A Different Way to Use the Facebook Advertising Channel

Lay suggests that the rules changes favor rethinking how to use Facebook for financial institutions.

“I see this as an opportunity to position and promote more helpful content instead of direct product offers,” says Lay “which in fact has the potential to pay dividends in the long run by positioning a financial brand as an expert guide in the markets they serve.”.

Lay says early efforts with this approach seem to be working. One client has done well — at a lower cost — by promoting an ebook, “The Complete Guide to Buying the Home You Love.”

Going for the educational push, rather than a direct sell, means “playing the long game of guiding a consumer through the buying journey,” says Lay. But he sees it promoting greater trust in the financial institution using that message, which may be superior in the long run.

The ebook effort has resulted in 125 downloads, leading to 18 in-person consultations, says Lay. And so far three mortgages have been closed.

Read More: How Financial Brands Can Master Multi-Channel Marketing

What Will Financial Marketers See Over the Horizon?

If you love change, understand that things may not be over.

Notably, the settlement covered earlier also contains Facebook’s pledge to hire “academics, researchers, experts, and civil rights and liberties advocates, including the plaintiffs, to study the potential for unintended biases in the algorithmic modeling used by social media platforms.” That’s a wild card.

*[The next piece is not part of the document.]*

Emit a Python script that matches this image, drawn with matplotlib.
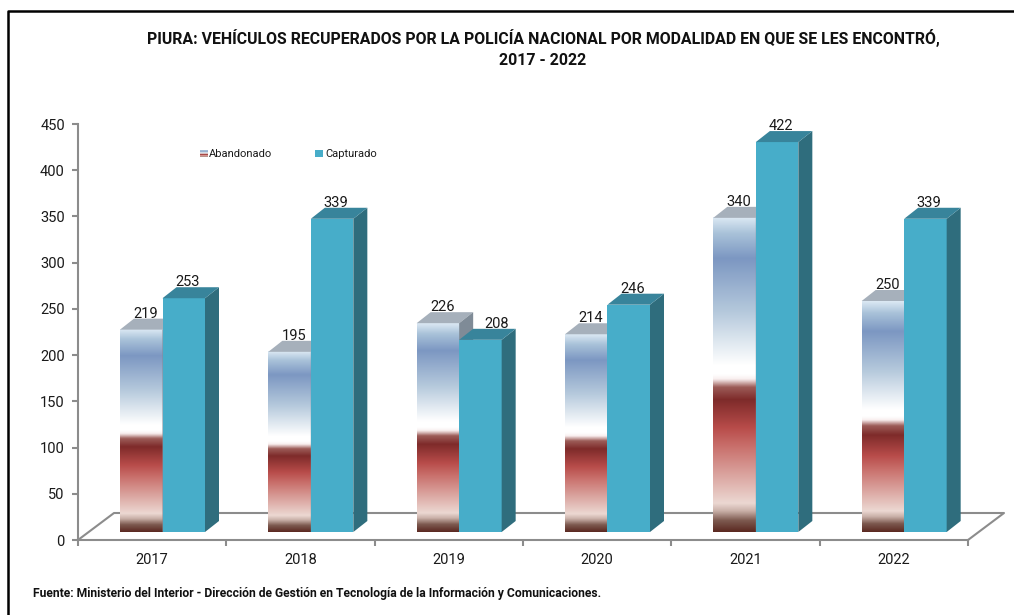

Further, other actions remain outstanding, concerning Facebook marketing, even after the March 2019 settlement. The HUD lawsuit continues and New York’s Department of Financial Services is investigating lenders’ use of Facebook for advertising.

“There seems to be a groundswell of regulatory concern about targeting of digital advertising based on protected characteristics under anti-discrimination laws, and especially targeting on the Facebook platform,” observes a Ballard Spahr blog. “Financial services companies need to be aware of the characteristics that they are consciously using to target advertisements, and also need to inquire of third parties about the factors used to create ‘lookalike’ campaigns.”